Neo-Jughead, though, is by far the most radical reinvention: a take on the self-styled young intellectual. Most high school dramas still give us nerds firmly in the Freaks and Geeks mode — bespectacled, precocious, yet to grow into themselves. Jughead represents something else: the kind of kid who saw shows like that and learned to be proud of their brainy outsider status. Or as actor Cole Sprouse put it in an interview with Vulture, “[I] think he’s the narrator because it flatters him. I think Jughead’s a selfish character. … It’s quite vain to think, I’m so cool and on the outside of society that I can write about everybody. That’s not common at all among teenagers.” Take it from Jughead himself:
“Our story is about a town,” Jughead intones in the series’ opening voice-over. “A small town. And the people who live in the town.” As the character whose literary stylings provide the show’s framing device, Jughead shapes our perspective of the setting — and thanks to his, uh, developing writing skills, what we see is mostly a litany of clichés: “From a distance, it presents itself like so many other small towns all over the world: safe, decent, innocent. Get closer, though, and you start seeing the shadows underneath.” You mean this suburban idyll isn’t as perfect as it seems? Cool story, bro!
Riverdale’s specialty is dumb dialogue written by smart people, a tightrope its writers walk with Jughead’s corny, pompous prose. The novel-in-progress that provides much of our exposition is inspired by the very much unsolved death of golden-boy quarterback Jason Blossom. What kind of person is arrogant enough to attempt the definitive account of a still-open case from his regular seat at the local diner? A teenage boy, obviously.
Jughead is the kind of guy who’s so busy congratulating himself on his own insight that he never quite notices that the people around him are capable of thinking too. He’s @GuyInYourMFA’s origin story. He’s fake deep. (He finds the perfect extracurricular outlet for his indignant superiority, too: Our boy is a staff writer at Riverdale High’s student paper.) The parody more than makes up for the loss of the gluttonous slacker we all know and love. In Riverdale’s most recent installment, Jughead is positively outraged by the impending closure of the local art-house drive-in, because of course he is.
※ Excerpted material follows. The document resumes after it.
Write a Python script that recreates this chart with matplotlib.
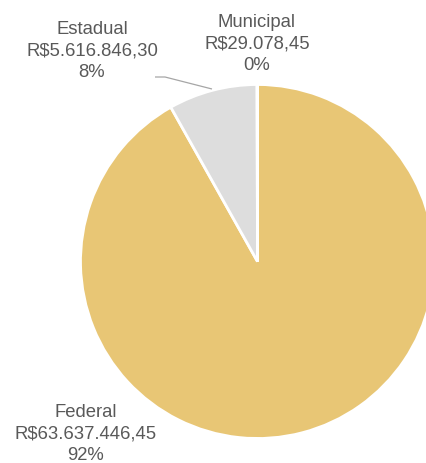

Mid-tirade, his shtick teeters from irritating to unbearable: “As the godfather of indie cinema, Quentin Tarantino, likes to say — ” “Please, god,” Kevin cuts him off. “No more Tarantino references.” Even by the standards of Riverdale’s already reference-saturated dialogue — Toni Morrison! Truman Capote! — the line is perfect, putting the pop culture literacy that can sometimes feel like name dropping for name dropping’s sake in the service of a good own (not to mention a self-own on the part of the writers’ room).
This being a CW show, Jughead isn’t exempt from the soapy drama that envelops the peers he tries so hard to distance himself from. Turns out there’s an ulterior motive to his hipster umbrage: He’s actually been living at the theater, because his silver fox of a dad is the leader of a T-Birds-esque greaser gang called the Southside Serpents. (Riverdale loves to deploy ’50s iconography for maximum camp.) And the casting of Suite Life of Zack & Cody alum Sprouse has the same meta quality as having Twin Peaks’ Madchen Amick play Betty’s mom or 90210’s Luke Perry play Archie’s dad, just tailored for a younger generation. Jughead’s pretension adds an extra layer of fun to Riverdale’s heady mix of irony and suds, but he’s very much an extension of the show’s strengths. Riverdale excels when it’s tweaking our inherited images of teens and small towns alike. As Riverdale’s would-be chronicler, Jughead offers a spot-on sendup that also showcases his show at its artfully cheesy best.